2017 Best Paper Awards

The Science Unbound Foundation has announced its 2017 award winners for best scientific papers by investigators at Indiana University-Bloomington, the University of Alabama at Birmingham (UAB) and the New York Obesity Research Center at Columbia University College of Physicians and Surgeons, and Albert Einstein College of Medicine. The awards, plaque and cash prizes are for works published in 2017 in the areas of obesity, nutrition, statistics and public health.

Elizabeth Bartelt, predoctoral scholar at the Indiana University School of Public Health-Bloomington, was awarded best paper by an IUB-based student investigator in the area of public health. Her paper, “Bisexual Identity in the Context of Parenthood: An Exploratory Qualitative Study of Self-Identified Bisexual Parents in the United States”, was published November, 2017 in the Journal of Bisexuality, https://doi.org/10.1080/15299716.2017.1384947.


Brandon George, PhD, now an assistant professor in the Thomas Jefferson University Jefferson College of Population Health, and was formerly a postdoctoral researcher with the UAB Office of Energetics. He was awarded best paper by an UAB-based investigator in the area of statistics. His paper, “Randomization to Randomization Probability: Estimating Treatment Effects Under Actual Conditions of Use” was published April 13, 2017 in Psychological Methods, http://dx.doi.org/10.1037/met0000138.


Yabing Chen, PhD, Professor in UAB’s Department of Pathology and Ganesh Halade, PhD, Associate Professor in the Department of Medicine – Cardiovascular Diseases Division, were jointly awarded best paper by UAB-based investigators in the area of obesity or nutrition.


Dr. Chen’s paper, “Dietary potassium regulates vascular calcification and arterial stiffness” was published in the October 5, 2017 issue of JCI Insights, https://doi.org/10.1172/jci.insight.94920.

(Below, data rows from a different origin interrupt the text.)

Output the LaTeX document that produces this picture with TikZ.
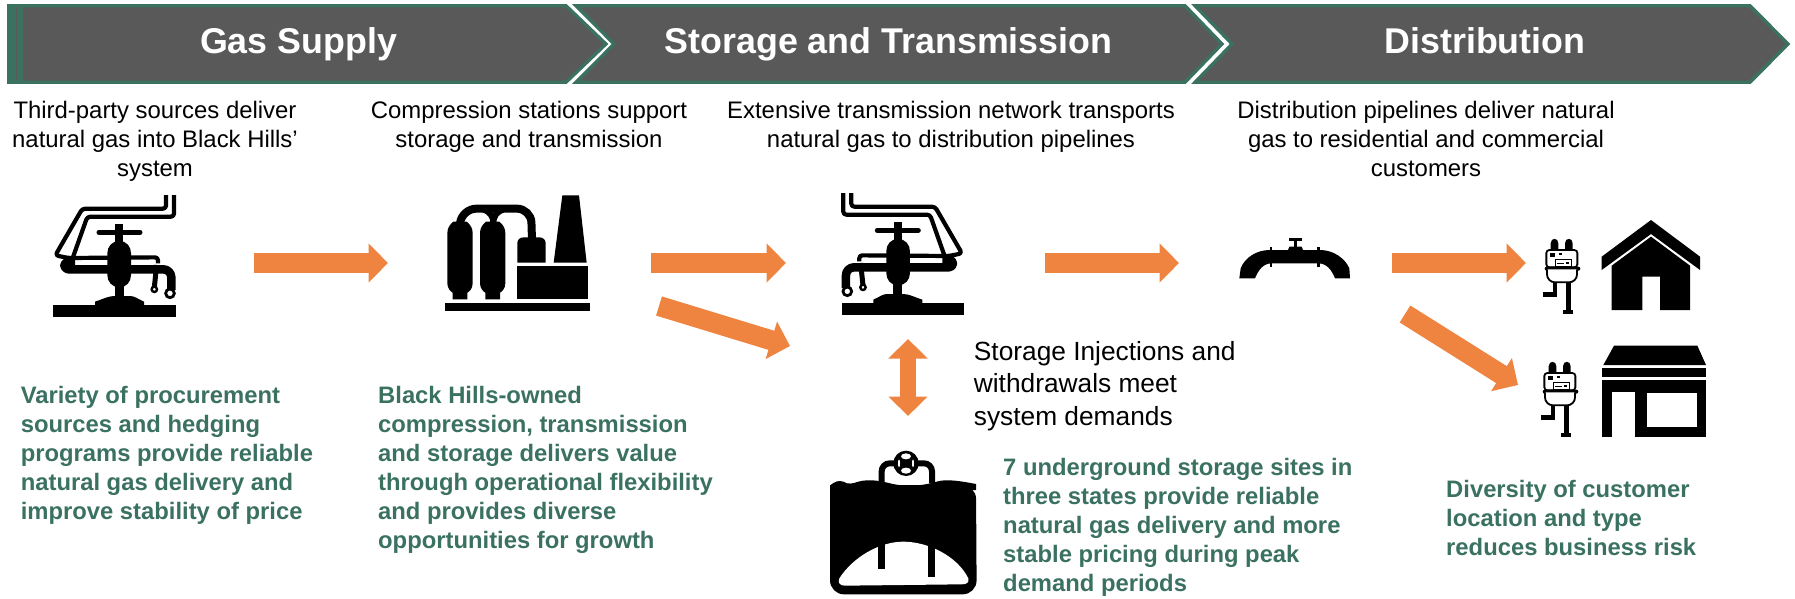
\documentclass[tikz,border=0pt]{standalone}
\usepackage{fontspec}
\setmainfont{Liberation Sans}
\usetikzlibrary{arrows.meta}
\definecolor{bannergray}{HTML}{595959}
\definecolor{bhgreen}{HTML}{3A7161}
\definecolor{flow}{HTML}{EF8340}
\tikzset{
  banner/.style={fill=bannergray,draw=bhgreen,line width=3.3pt,miter limit=10},
  bannertext/.style={inner sep=0pt,anchor=base,text=white,font=\fontsize{35.8}{40}\selectfont\bfseries},
  topnote/.style={inner sep=0pt,anchor=north,align=center,text=black,font=\fontsize{23.9}{28.8}\selectfont},
  sidenote/.style={inner sep=0pt,anchor=north west,align=left,text=black,font=\fontsize{26.3}{32.2}\selectfont},
  greennote/.style={inner sep=0pt,anchor=north west,align=left,text=bhgreen,font=\fontsize{23.8}{29}\selectfont\bfseries},
  flowarrow/.style={draw=flow,line width=20pt,-{Triangle[length=19.5pt,width=38pt]}},
  flowdouble/.style={draw=flow,line width=16pt,{Triangle[length=19.5pt,width=38pt]}-{Triangle[length=19.5pt,width=38pt]}},
  tube/.style={draw=black,line width=4.2pt,line join=round,line cap=butt,rounded corners=3pt},
}
\newcommand{\valveicon}{%
  \fill (70,375) rectangle (437,410);
  \fill (195,376) -- (195,365) .. controls (225,355) and (235,348) .. (255,348) -- (300,348) .. controls (315,348) and (325,358) .. (342,365) -- (342,376) -- cycle;
  \fill (256,300) rectangle (282,352);
  \fill (256,132) rectangle (280,190);
  \draw[line width=5pt,line cap=round] (207,157) -- (330,157);
  \fill (268,183) .. controls (290,183) and (303,200) .. (303,220) -- (303,285) .. controls (303,305) and (290,322) .. (268,322) .. controls (246,322) and (232,305) .. (232,285) -- (232,220) .. controls (232,200) and (246,183) .. (268,183) -- cycle;
  \draw[tube] (408,45) -- (408,86) -- (157,86) -- (76,226) -- (115,234) -- (384,232) -- (384,250);
  \draw[tube] (432,45) -- (432,110) -- (172,110) -- (126,240);
  \draw[line width=8.5pt,line join=round,rounded corners=4pt] (240,268) -- (103,268) -- (103,245) -- (135,245);
  \draw[line width=8.5pt,line join=round,rounded corners=8pt] (240,268) -- (424,268) -- (424,330);
  \draw[line width=5pt] (380,255) -- (373,322);
  \draw[line width=2.4pt,fill=white] (373,328) circle (8);
  \draw[line width=2.8pt,fill=white] (420,340) circle (13);
}
\newcommand{\compressoricon}{%
  \fill (45,368) rectangle (480,394);
  \foreach \dx in {0,98}{
    \fill[xshift=\dx] (70,125) -- (110,125) .. controls (122,135) and (128,145) .. (128,160) -- (128,310) .. controls (128,325) and (118,335) .. (112,338) -- (112,358) -- (68,358) -- (68,338) .. controls (62,335) and (52,325) .. (52,310) -- (52,160) .. controls (52,145) and (58,135) .. (70,125) -- cycle;
  }
  \draw[line width=8pt,rounded corners=14pt] (90,130) -- (97,86) -- (303,86) -- (306,180);
  \draw[line width=6pt] (190,130) .. controls (190,108) and (180,96) .. (160,88);
  \draw[line width=6pt] (190,130) .. controls (190,108) and (200,96) .. (220,88);
  \fill (262,248) -- (262,190) .. controls (262,178) and (270,172) .. (282,172) -- (328,172) .. controls (340,172) and (347,180) .. (347,190) -- (347,248) -- cycle;
  \fill (262,258) rectangle (475,358);
  \fill (397,46) -- (447,46) -- (470,248) -- (371,248) -- cycle;
}
\newcommand{\pipeicon}{%
  \fill (58,175) -- (62,145) .. controls (75,112) and (110,90) .. (150,90) -- (300,90) .. controls (340,90) and (375,115) .. (388,145) -- (390,175) -- (345,175) .. controls (335,150) and (320,130) .. (295,130) -- (155,130) .. controls (130,130) and (115,150) .. (105,175) -- cycle;
  \fill (149,82) rectangle (156,140);
  \fill (292,82) rectangle (299,140);
  \fill (204,90) -- (208,80) -- (245,80) -- (249,90) -- cycle;
  \fill (221,60) rectangle (232,82);
  \fill (206,55) rectangle (245,62);
}
\newcommand{\metericon}{%
  \fill (152,130) .. controls (152,112) and (175,112) .. (175,130) -- (175,152) -- (152,152) -- cycle;
  \fill (195,130) .. controls (195,112) and (218,112) .. (218,130) -- (218,152) -- (195,152) -- cycle;
  \draw[line width=1.8pt,fill=white,rounded corners=3pt] (139,150) rectangle (232,202);
  \fill (150,160) rectangle (165,172);
  \fill (178,160) rectangle (186,166);
  \draw[line width=.9pt,fill=white] (165,178) rectangle (215,198);
  \fill (172,188) rectangle (192,192);
  \fill (197,186) rectangle (208,192);
  \fill[rounded corners=2pt] (134,200) rectangle (241,212);
  \draw[line width=1.8pt,fill=white,rounded corners=8pt] (141,208) -- (141,247) -- (231,247) -- (231,208);
  \fill (197,249) rectangle (213,335);
  \fill (190,330) rectangle (218,342);
  \fill (160,249) rectangle (172,292);
  \fill (128,276) rectangle (172,292);
}
\newcommand{\houseicon}{%
  \fill (453,60) -- (600,170) -- (600,210) -- (453,102) -- (305,210) -- (305,170) -- cycle;
  \fill (453,110) -- (570,197) -- (570,330) -- (480,330) -- (480,230) -- (427,230) -- (427,330) -- (335,330) -- (335,197) -- cycle;
}
\newcommand{\shopicon}{%
  \fill (342,437) -- (592,437) -- (618,495) -- (310,495) -- cycle;
  \fill (307,503) rectangle (618,532);
  \fill (307,540) rectangle (618,710);
  \fill[white] (335,575) rectangle (405,711);
  \fill[white] (442,578) rectangle (590,682);
}
\newcommand{\storageicon}{%
  \fill[rounded corners=14pt] (60,135) -- (60,463) -- (500,463) -- (498,135) -- (60,135);
  \fill (60,136) .. controls (75,125) and (85,120) .. (100,125) .. controls (115,135) and (130,130) .. (145,125) .. controls (180,115) and (220,125) .. (240,130) .. controls (280,140) and (330,140) .. (380,125) .. controls (410,115) and (460,125) .. (498,132) -- (498,150) -- (60,150) -- cycle;
  \draw[line width=6pt,rounded corners=8pt] (215,130) -- (215,70) -- (366,70) -- (366,130);
  \fill[white] (88,415) .. controls (130,350) and (210,305) .. (280,305) .. controls (350,305) and (440,345) .. (475,415) .. controls (478,428) and (470,433) .. (455,433) -- (105,437) .. controls (90,437) and (82,428) .. (88,415) -- cycle;
  \fill (205,300) rectangle (226,388);
  \fill (353,300) rectangle (374,412);
  \fill (288,70) circle (38);
  \fill[white] (288,49) ellipse (15 and 9);
  \fill[white] (288,92) ellipse (15 and 9);
  \fill[white] (267,70) ellipse (3 and 12);
  \fill[white] (309,70) ellipse (3 and 12);
}
\begin{document}
\begin{tikzpicture}[x=1pt,y=-1pt]
\useasboundingbox (0,0) rectangle (1795,599);
% banners
\draw[banner] (9,5.7) -- (566,5.7) -- (606,44) -- (566,82.3) -- (9,82.3) -- cycle;
\fill[bhgreen] (7.3,4) rectangle (22.7,84);
\fill[bannergray] (15.5,7.5) rectangle (17,80.5);
\draw[banner] (576,5.7) -- (1185,5.7) -- (1222,44) -- (1185,82.3) -- (576,82.3) -- (614,44) -- cycle;
\draw[banner] (1195,5.7) -- (1750,5.7) -- (1788,44) -- (1750,82.3) -- (1195,82.3) -- (1232,44) -- cycle;
\node[bannertext] (t1) at (298.5,54) {Gas Supply};
\node[bannertext] (t2) at (888.5,54) {Storage and Transmission};
\node[bannertext] (t3) at (1485,54) {Distribution};
% top notes
\node[topnote] (n1) at (155,101) {Third-party sources deliver\\natural gas into Black Hills’\\system};
\node[topnote] (n2) at (529,101) {Compression stations support\\storage and transmission};
\node[topnote] (n3) at (951,101) {Extensive transmission network transports\\natural gas to distribution pipelines};
\node[topnote] (n4) at (1426,101) {Distribution pipelines deliver natural\\gas to residential and commercial\\customers};
% icons
\begin{scope}[shift={(30,180)},scale=1/3]\valveicon\end{scope}
\begin{scope}[shift={(987.3,178)},xscale=-1/3,yscale=1/3]\valveicon\end{scope}
\begin{scope}[shift={(430,180)},scale=1/3]\compressoricon\end{scope}
\begin{scope}[shift={(1220,220)},scale=1/3]\pipeicon\end{scope}
\begin{scope}[shift={(1500,200)},scale=1/3]\metericon\houseicon\shopicon\end{scope}
\begin{scope}[shift={(1498,323)},scale=1/3]\metericon\end{scope}
\begin{scope}[shift={(810,440)},scale=1/3]\storageicon\end{scope}
% flow ends
\coordinate (a1s) at (254,263); \coordinate (a1e) at (388,263);
\coordinate (a2s) at (651,263); \coordinate (a2e) at (786,263);
\coordinate (a3s) at (659,306); \coordinate (a3e) at (790,346);
\coordinate (a4s) at (1045,263); \coordinate (a4e) at (1179,263);
\coordinate (a5s) at (1391.5,263); \coordinate (a5e) at (1526,263);
\coordinate (a6s) at (1405,314); \coordinate (a6e) at (1518,385);
\coordinate (a7s) at (908,339); \coordinate (a7e) at (908,416);
\draw[flowarrow] (a1s) -- (a1e);
\draw[flowarrow] (a2s) -- (a2e);
\draw[flowarrow] (a3s) -- (a3e);
\draw[flowarrow] (a4s) -- (a4e);
\draw[flowarrow] (a5s) -- (a5e);
\draw[flowarrow] (a6s) -- (a6e);
\draw[flowdouble] (a7s) -- (a7e);
% side and green notes
\node[sidenote] (s1) at (973.7,341.5) {Storage Injections and\\withdrawals meet\\system demands};
\node[greennote] (g1) at (20.6,386) {Variety of procurement\\sources and hedging\\programs provide reliable\\natural gas delivery and\\improve stability of price};
\node[greennote] (g2) at (378,386) {Black Hills-owned\\compression, transmission\\and storage delivers value\\through operational flexibility\\and provides diverse\\opportunities for growth};
\node[greennote] (g3) at (1003,458) {7 underground storage sites in\\three states provide reliable\\natural gas delivery and more\\stable pricing during peak\\demand periods};
\node[greennote] (g4) at (1446,480) {Diversity of customer\\location and type\\reduces business risk};
\end{tikzpicture}
\end{document}
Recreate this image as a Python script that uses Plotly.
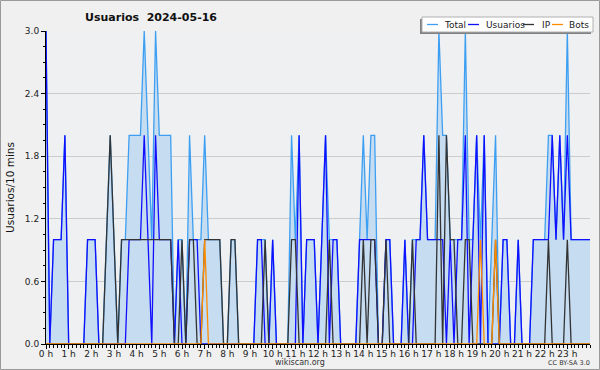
import plotly.graph_objects as go

# ---------------- data (10-minute bins, 0 h .. 24 h) ----------------
step_minutes = 10

total = [3, 0, 1, 1, 1, 2, 0, 0, 0, 0, 0, 1, 1, 1, 0, 0, 1, 2, 1, 0,
         1, 1, 2, 2, 2, 2, 3, 2, 1, 3, 2, 2, 2, 2, 0, 1, 1, 0, 2, 1,
         1, 1, 2, 1, 1, 1, 1, 0, 0, 1, 1, 0, 0, 0, 0, 0, 1, 1, 1, 0,
         1, 0, 0, 0, 0, 2, 1, 2, 0, 1, 1, 1, 0, 1, 2, 1, 1, 1, 0, 0,
         0, 0, 0, 1, 2, 1, 2, 2, 0, 0, 1, 1, 0, 0, 0, 1, 0, 1, 1, 1,
         2, 1, 1, 1, 3, 2, 2, 1, 1, 1, 1, 3, 1, 1, 2, 1, 2, 0, 1, 2,
         0, 1, 1, 0, 0, 1, 0, 0, 0, 1, 1, 1, 1, 2, 2, 1, 2, 1, 3, 1,
         1, 1, 1, 1, 1]

usuarios = [3, 0, 1, 1, 1, 2, 0, 0, 0, 0, 0, 1, 1, 1, 0, 0, 0, 0, 0, 0,
            0, 0, 1, 1, 1, 1, 2, 1, 0, 2, 1, 1, 1, 1, 0, 1, 0, 0, 1, 1,
            1, 0, 0, 0, 0, 0, 0, 0, 0, 0, 0, 0, 0, 0, 0, 0, 1, 1, 0, 0,
            1, 0, 0, 0, 0, 0, 0, 2, 0, 1, 1, 1, 0, 1, 2, 0, 1, 1, 0, 0,
            0, 0, 0, 1, 1, 1, 1, 1, 0, 0, 1, 1, 0, 0, 0, 1, 0, 0, 1, 1,
            2, 1, 1, 1, 1, 1, 0, 1, 0, 1, 1, 2, 0, 1, 2, 0, 2, 0, 0, 0,
            0, 1, 1, 0, 0, 1, 0, 0, 0, 1, 1, 1, 1, 1, 2, 1, 2, 1, 2, 1,
            1, 1, 1, 1, 1]

ip = [0, 0, 0, 0, 0, 0, 0, 0, 0, 0, 0, 0, 0, 0, 0, 0, 1, 2, 1, 0,
      1, 1, 1, 1, 1, 1, 1, 1, 1, 1, 1, 1, 1, 1, 0, 0, 1, 0, 1, 1,
      0, 0, 1, 1, 1, 1, 1, 0, 0, 1, 1, 0, 0, 0, 0, 0, 0, 0, 1, 0,
      0, 0, 0, 0, 0, 1, 1, 0, 0, 0, 0, 0, 0, 0, 0, 1, 0, 0, 0, 0,
      0, 0, 0, 0, 1, 0, 1, 1, 0, 0, 1, 0, 0, 0, 0, 0, 0, 1, 0, 0,
      0, 0, 0, 0, 2, 0, 2, 1, 1, 0, 0, 1, 1, 0, 0, 0, 0, 0, 0, 1,
      0, 0, 0, 0, 0, 0, 0, 0, 0, 0, 0, 0, 0, 1, 0, 0, 0, 0, 1, 0,
      0, 0, 0, 0, 0]

bots = [0, 0, 0, 0, 0, 0, 0, 0, 0, 0, 0, 0, 0, 0, 0, 0, 0, 0, 0, 0,
        0, 0, 0, 0, 0, 0, 0, 0, 0, 0, 0, 0, 0, 0, 0, 0, 0, 0, 0, 0,
        0, 0, 1, 0, 0, 0, 0, 0, 0, 0, 0, 0, 0, 0, 0, 0, 0, 0, 0, 0,
        0, 0, 0, 0, 0, 0, 0, 0, 0, 0, 0, 0, 0, 0, 0, 0, 0, 0, 0, 0,
        0, 0, 0, 0, 0, 0, 0, 0, 0, 0, 0, 0, 0, 0, 0, 0, 0, 0, 0, 0,
        0, 0, 0, 0, 0, 0, 0, 0, 0, 0, 0, 0, 0, 0, 0, 1, 0, 0, 0, 1,
        0, 0, 0, 0, 0, 0, 0, 0, 0, 0, 0, 0, 0, 0, 0, 0, 0, 0, 0, 0,
        0, 0, 0, 0, 0]

series_names = ["Total", "Usuarios", "IP", "Bots"]

x_tick_values = [0, 1, 2, 3, 4, 5, 6, 7, 8, 9, 10, 11, 12, 13, 14, 15, 16,
                 17, 18, 19, 20, 21, 22, 23]
x_tick_labels = ["0 h", "1 h", "2 h", "3 h", "4 h", "5 h", "6 h", "7 h",
                 "8 h", "9 h", "10 h", "11 h", "12 h", "13 h", "14 h", "15 h",
                 "16 h", "17 h", "18 h", "19 h", "20 h", "21 h", "22 h", "23 h"]
y_tick_values = [0, 0.6, 1.2, 1.8, 2.4, 3.0]
y_tick_labels = ["0.0", "0.6", "1.2", "1.8", "2.4", "3.0"]

title_text = "Usuarios  2024-05-16"
y_title = "Usuarios/10 mins"
footer_text = "wikiscan.org"
license_text = "CC BY-SA 3.0"

# time of each bin, in hours
hours = [i * step_minutes / 60 for i in range(len(total))]
minor_ticks = [i * step_minutes / 60 for i in range(len(total))]

# ---------------- styles ----------------
colors = {"Total": "#3d9ff2", "Usuarios": "#1010ff", "IP": "#333333", "Bots": "#ff8c00"}
fill_color = "#c6dcf0"
FONT = "DejaVu Sans"

W, H = 600, 370
L, R, T, B = 46, 10, 31, 26
PW, PH = W - L - R, H - T - B


def px_x(px):
    return (px - L) / PW


def px_y(py):
    return (H - B - py) / PH


fig = go.Figure()
fig.add_trace(go.Scatter(x=hours, y=total, name="Total", mode="lines",
                         line=dict(color=colors["Total"], width=1.3),
                         fill="tozeroy", fillcolor=fill_color))
fig.add_trace(go.Scatter(x=hours, y=usuarios, name="Usuarios", mode="lines",
                         line=dict(color=colors["Usuarios"], width=1.3)))
fig.add_trace(go.Scatter(x=hours, y=ip, name="IP", mode="lines",
                         line=dict(color=colors["IP"], width=1.3)))
fig.add_trace(go.Scatter(x=hours, y=bots, name="Bots", mode="lines",
                         line=dict(color=colors["Bots"], width=1.3)))

fig.update_layout(
    width=W, height=H,
    margin=dict(l=L, r=R, t=T, b=B, pad=0, autoexpand=False),
    paper_bgcolor="#f0f0f0",
    plot_bgcolor="#eef0f2",
    showlegend=False,
    font=dict(family=FONT, size=9, color="#222222"),
    title=dict(text=title_text, x=151 / W, xanchor="center", xref="container",
               y=1 - 17 / H, yanchor="middle", yref="container", automargin=False,
               font=dict(family=FONT, size=11, color="#111111", weight="bold")),
    xaxis=dict(range=[0, 24], tickmode="array", tickvals=x_tick_values, ticktext=x_tick_labels,
               ticks="outside", ticklen=4, tickcolor="#000000", tickwidth=1,
               ticklabelstandoff=-3,
               showline=True, linecolor="#000000", linewidth=1, automargin=False,
               showgrid=False, zeroline=False,
               tickfont=dict(family=FONT, size=9, color="#222222"),
               minor=dict(tickmode="array", tickvals=minor_ticks, ticks="outside",
                          ticklen=3, tickcolor="#000000", showgrid=False)),
    yaxis=dict(range=[0, 3], tickmode="array", tickvals=y_tick_values, ticktext=y_tick_labels,
               ticks="outside", ticklen=4, tickcolor="#000000", automargin=False,
               showline=True, linecolor="#000000", linewidth=1,
               showgrid=True, gridcolor="#cccccc", gridwidth=1, zeroline=False,
               tickfont=dict(family=FONT, size=9, color="#222222"),
               title=dict(text=y_title, standoff=8, font=dict(family=FONT, size=10.5, color="#111111")),
               minor=dict(dtick=0.15, ticks="outside", ticklen=2, tickcolor="#000000", showgrid=False)),
)

shapes = []
annotations = []

# outer border
shapes.append(dict(type="rect", xref="paper", yref="paper",
                   x0=px_x(0.5), x1=px_x(599.5), y0=px_y(0.5), y1=px_y(369.5),
                   line=dict(color="#9a9a9a", width=1), fillcolor="rgba(0,0,0,0)", layer="above"))

# legend box (shadow + box)
shapes.append(dict(type="rect", xref="paper", yref="paper",
                   x0=px_x(420), x1=px_x(591), y0=px_y(19), y1=px_y(34),
                   line=dict(width=0), fillcolor="#808080", layer="above"))
shapes.append(dict(type="rect", xref="paper", yref="paper",
                   x0=px_x(422), x1=px_x(593), y0=px_y(17), y1=px_y(32),
                   line=dict(color="#b0b0b0", width=1), fillcolor="#ffffff", layer="above"))

legend_items = [("Total", 427, 442), ("Usuarios", 468, 484), ("IP", 523, 540), ("Bots", 552, 567)]
for name, lx, tx in legend_items:
    shapes.append(dict(type="line", xref="paper", yref="paper",
                       x0=px_x(lx), x1=px_x(lx + 11), y0=px_y(24.5), y1=px_y(24.5),
                       line=dict(color=colors[name], width=1.3), layer="above"))
    annotations.append(dict(text=name, xref="paper", yref="paper", x=px_x(tx), y=px_y(24.5),
                            xanchor="left", yanchor="middle", showarrow=False,
                            font=dict(family=FONT, size=9, color="#222222")))

annotations.append(dict(text=footer_text, xref="paper", yref="paper", x=px_x(300), y=px_y(362),
                        xanchor="center", yanchor="middle", showarrow=False,
                        font=dict(family=FONT, size=8, color="#333333")))
annotations.append(dict(text=license_text, xref="paper", yref="paper", x=px_x(592), y=px_y(363),
                        xanchor="right", yanchor="middle", showarrow=False,
                        font=dict(family=FONT, size=6.5, color="#333333")))

fig.update_layout(shapes=shapes, annotations=annotations)

fig.write_html("out.html",
               config={"displayModeBar": False},
               post_script="document.body.style.margin='0';document.body.style.padding='0';"
                           "document.body.style.overflow='hidden';")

Dr. Halade’s paper, “Interaction of 12/15-lipoxygenase with fatty acids alters the leukocyte kinetics leading to improved postmyocardial infarction healing” was published in April 2017, https://doi:10.1152/ajpheart.00040.2017.


Lisa Cole Burnett, PhD, assistant professor at Columbia University and the New York Obesity Research Center, was awarded best paper on obesity-related research by an investigator affiliated with the New York Obesity Research Center.  Her paper, “Determination of the half life of circulating leptin in the mouse” was published in the March 2017 issue of The International Journal of Obesity (London), https://doi:10.1038/ijo.2016.238.


Louis P. Watanabe, MS a student in the UAB Department of Biology, was awarded best paper for his paper, “Characterization of the Rotating Exercise Quantification System (REQS), a novel Drosophila exercise quantification apparatus”. The paper was published in the April 19, 2016 issue of PLOS One, https://doi.org/10.1371/journal.pone.0185090.



The institutions named in the awards were selected on the basis of their demonstrated strength at promoting careers of young investigators in the areas of obesity, nutrition, statistics and public health.